+++ Records +++

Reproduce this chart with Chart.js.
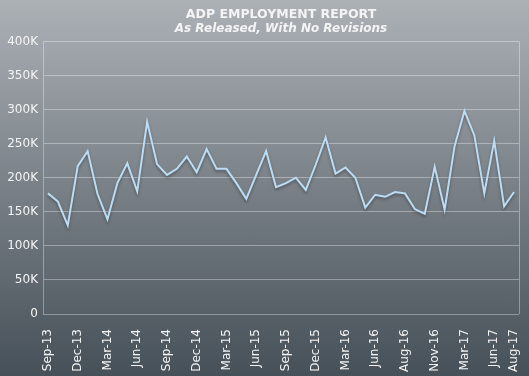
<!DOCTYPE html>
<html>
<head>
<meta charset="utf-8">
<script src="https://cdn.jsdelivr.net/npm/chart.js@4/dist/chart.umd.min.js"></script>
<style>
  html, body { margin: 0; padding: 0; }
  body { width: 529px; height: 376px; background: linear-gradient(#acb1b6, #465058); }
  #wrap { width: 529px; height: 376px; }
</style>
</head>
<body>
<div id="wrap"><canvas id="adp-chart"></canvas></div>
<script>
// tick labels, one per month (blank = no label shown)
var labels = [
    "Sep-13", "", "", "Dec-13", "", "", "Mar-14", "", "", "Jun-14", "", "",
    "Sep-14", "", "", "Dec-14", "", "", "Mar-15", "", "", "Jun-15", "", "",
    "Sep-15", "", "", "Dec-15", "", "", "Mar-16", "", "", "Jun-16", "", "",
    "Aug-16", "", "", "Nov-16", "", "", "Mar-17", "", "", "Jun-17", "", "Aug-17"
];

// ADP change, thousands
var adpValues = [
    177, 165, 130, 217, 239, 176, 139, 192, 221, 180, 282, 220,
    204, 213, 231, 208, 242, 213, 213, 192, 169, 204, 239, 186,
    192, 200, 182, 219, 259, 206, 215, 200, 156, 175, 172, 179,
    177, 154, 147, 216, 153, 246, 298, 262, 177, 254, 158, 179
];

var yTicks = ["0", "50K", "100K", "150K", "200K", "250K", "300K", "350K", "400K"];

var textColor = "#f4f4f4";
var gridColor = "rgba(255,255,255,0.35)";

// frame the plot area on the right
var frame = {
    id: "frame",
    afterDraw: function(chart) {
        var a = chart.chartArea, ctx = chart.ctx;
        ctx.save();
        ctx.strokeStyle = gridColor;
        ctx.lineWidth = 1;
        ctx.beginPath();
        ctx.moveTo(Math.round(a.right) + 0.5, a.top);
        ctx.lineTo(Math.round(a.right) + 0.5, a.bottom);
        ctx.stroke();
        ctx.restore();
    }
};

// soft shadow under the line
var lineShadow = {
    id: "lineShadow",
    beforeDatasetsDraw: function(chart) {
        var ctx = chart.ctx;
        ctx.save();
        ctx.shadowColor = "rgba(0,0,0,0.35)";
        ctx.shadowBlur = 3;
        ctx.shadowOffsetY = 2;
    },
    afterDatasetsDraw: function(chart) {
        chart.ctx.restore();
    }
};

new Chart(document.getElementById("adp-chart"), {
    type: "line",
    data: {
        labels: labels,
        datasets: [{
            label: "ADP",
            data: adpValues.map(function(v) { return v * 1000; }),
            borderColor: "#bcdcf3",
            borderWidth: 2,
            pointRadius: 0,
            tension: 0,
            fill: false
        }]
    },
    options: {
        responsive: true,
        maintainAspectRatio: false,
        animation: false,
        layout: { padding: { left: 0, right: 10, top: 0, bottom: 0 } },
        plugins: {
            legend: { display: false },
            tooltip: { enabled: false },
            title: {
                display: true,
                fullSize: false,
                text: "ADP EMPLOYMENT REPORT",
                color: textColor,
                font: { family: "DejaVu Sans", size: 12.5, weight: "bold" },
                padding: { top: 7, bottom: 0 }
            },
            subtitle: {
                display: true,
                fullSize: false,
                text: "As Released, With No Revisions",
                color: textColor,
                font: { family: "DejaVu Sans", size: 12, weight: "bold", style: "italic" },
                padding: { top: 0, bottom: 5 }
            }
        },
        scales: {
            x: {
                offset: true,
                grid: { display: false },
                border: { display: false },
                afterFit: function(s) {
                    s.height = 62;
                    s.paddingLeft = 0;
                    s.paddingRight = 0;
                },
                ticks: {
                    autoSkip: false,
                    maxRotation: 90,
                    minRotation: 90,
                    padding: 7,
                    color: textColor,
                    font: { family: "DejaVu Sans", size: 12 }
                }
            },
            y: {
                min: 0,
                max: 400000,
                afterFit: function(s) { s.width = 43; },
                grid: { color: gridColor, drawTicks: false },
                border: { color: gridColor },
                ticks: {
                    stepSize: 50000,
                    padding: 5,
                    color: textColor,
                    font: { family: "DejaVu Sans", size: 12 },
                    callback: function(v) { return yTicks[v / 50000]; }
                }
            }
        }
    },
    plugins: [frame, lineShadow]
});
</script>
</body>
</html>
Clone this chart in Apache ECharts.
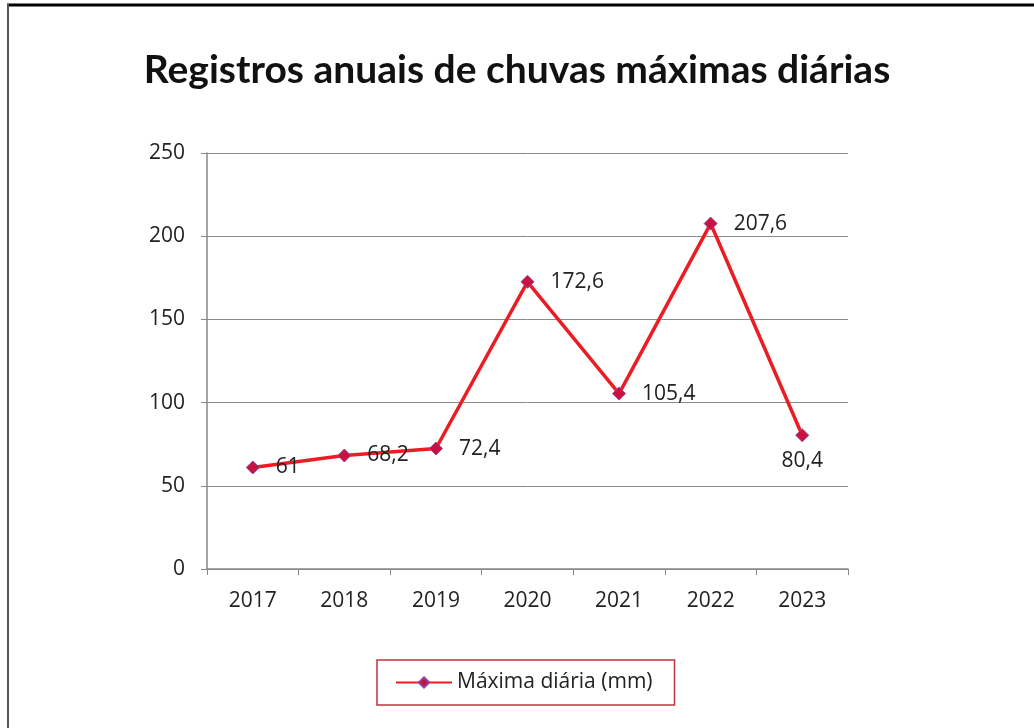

+++

*Objective*: Leaving the pictures aside, transcribe the entire listing exactly.

*Output of the exercise*:
Reproduce this chart with Chart.js.
<!DOCTYPE html>
<html>
<head>
<meta charset="utf-8">
<script src="https://cdn.jsdelivr.net/npm/chart.js@4/dist/chart.umd.min.js"></script>
<style>
  html, body { margin: 0; padding: 0; }
  body { width: 529px; height: 376px; background: linear-gradient(#acb1b6, #465058); }
  #wrap { width: 529px; height: 376px; }
</style>
</head>
<body>
<div id="wrap"><canvas id="adp-chart"></canvas></div>
<script>
// tick labels, one per month (blank = no label shown)
var labels = [
    "Sep-13", "", "", "Dec-13", "", "", "Mar-14", "", "", "Jun-14", "", "",
    "Sep-14", "", "", "Dec-14", "", "", "Mar-15", "", "", "Jun-15", "", "",
    "Sep-15", "", "", "Dec-15", "", "", "Mar-16", "", "", "Jun-16", "", "",
    "Aug-16", "", "", "Nov-16", "", "", "Mar-17", "", "", "Jun-17", "", "Aug-17"
];

// ADP change, thousands
var adpValues = [
    177, 165, 130, 217, 239, 176, 139, 192, 221, 180, 282, 220,
    204, 213, 231, 208, 242, 213, 213, 192, 169, 204, 239, 186,
    192, 200, 182, 219, 259, 206, 215, 200, 156, 175, 172, 179,
    177, 154, 147, 216, 153, 246, 298, 262, 177, 254, 158, 179
];

var yTicks = ["0", "50K", "100K", "150K", "200K", "250K", "300K", "350K", "400K"];

var textColor = "#f4f4f4";
var gridColor = "rgba(255,255,255,0.35)";

// frame the plot area on the right
var frame = {
    id: "frame",
    afterDraw: function(chart) {
        var a = chart.chartArea, ctx = chart.ctx;
        ctx.save();
        ctx.strokeStyle = gridColor;
        ctx.lineWidth = 1;
        ctx.beginPath();
        ctx.moveTo(Math.round(a.right) + 0.5, a.top);
        ctx.lineTo(Math.round(a.right) + 0.5, a.bottom);
        ctx.stroke();
        ctx.restore();
    }
};

// soft shadow under the line
var lineShadow = {
    id: "lineShadow",
    beforeDatasetsDraw: function(chart) {
        var ctx = chart.ctx;
        ctx.save();
        ctx.shadowColor = "rgba(0,0,0,0.35)";
        ctx.shadowBlur = 3;
        ctx.shadowOffsetY = 2;
    },
    afterDatasetsDraw: function(chart) {
        chart.ctx.restore();
    }
};

new Chart(document.getElementById("adp-chart"), {
    type: "line",
    data: {
        labels: labels,
        datasets: [{
            label: "ADP",
            data: adpValues.map(function(v) { return v * 1000; }),
            borderColor: "#bcdcf3",
            borderWidth: 2,
            pointRadius: 0,
            tension: 0,
            fill: false
        }]
    },
    options: {
        responsive: true,
        maintainAspectRatio: false,
        animation: false,
        layout: { padding: { left: 0, right: 10, top: 0, bottom: 0 } },
        plugins: {
            legend: { display: false },
            tooltip: { enabled: false },
            title: {
                display: true,
                fullSize: false,
                text: "ADP EMPLOYMENT REPORT",
                color: textColor,
                font: { family: "DejaVu Sans", size: 12.5, weight: "bold" },
                padding: { top: 7, bottom: 0 }
            },
            subtitle: {
                display: true,
                fullSize: false,
                text: "As Released, With No Revisions",
                color: textColor,
                font: { family: "DejaVu Sans", size: 12, weight: "bold", style: "italic" },
                padding: { top: 0, bottom: 5 }
            }
        },
        scales: {
            x: {
                offset: true,
                grid: { display: false },
                border: { display: false },
                afterFit: function(s) {
                    s.height = 62;
                    s.paddingLeft = 0;
                    s.paddingRight = 0;
                },
                ticks: {
                    autoSkip: false,
                    maxRotation: 90,
                    minRotation: 90,
                    padding: 7,
                    color: textColor,
                    font: { family: "DejaVu Sans", size: 12 }
                }
            },
            y: {
                min: 0,
                max: 400000,
                afterFit: function(s) { s.width = 43; },
                grid: { color: gridColor, drawTicks: false },
                border: { color: gridColor },
                ticks: {
                    stepSize: 50000,
                    padding: 5,
                    color: textColor,
                    font: { family: "DejaVu Sans", size: 12 },
                    callback: function(v) { return yTicks[v / 50000]; }
                }
            }
        }
    },
    plugins: [frame, lineShadow]
});
</script>
</body>
</html>
Clone this chart in Apache ECharts.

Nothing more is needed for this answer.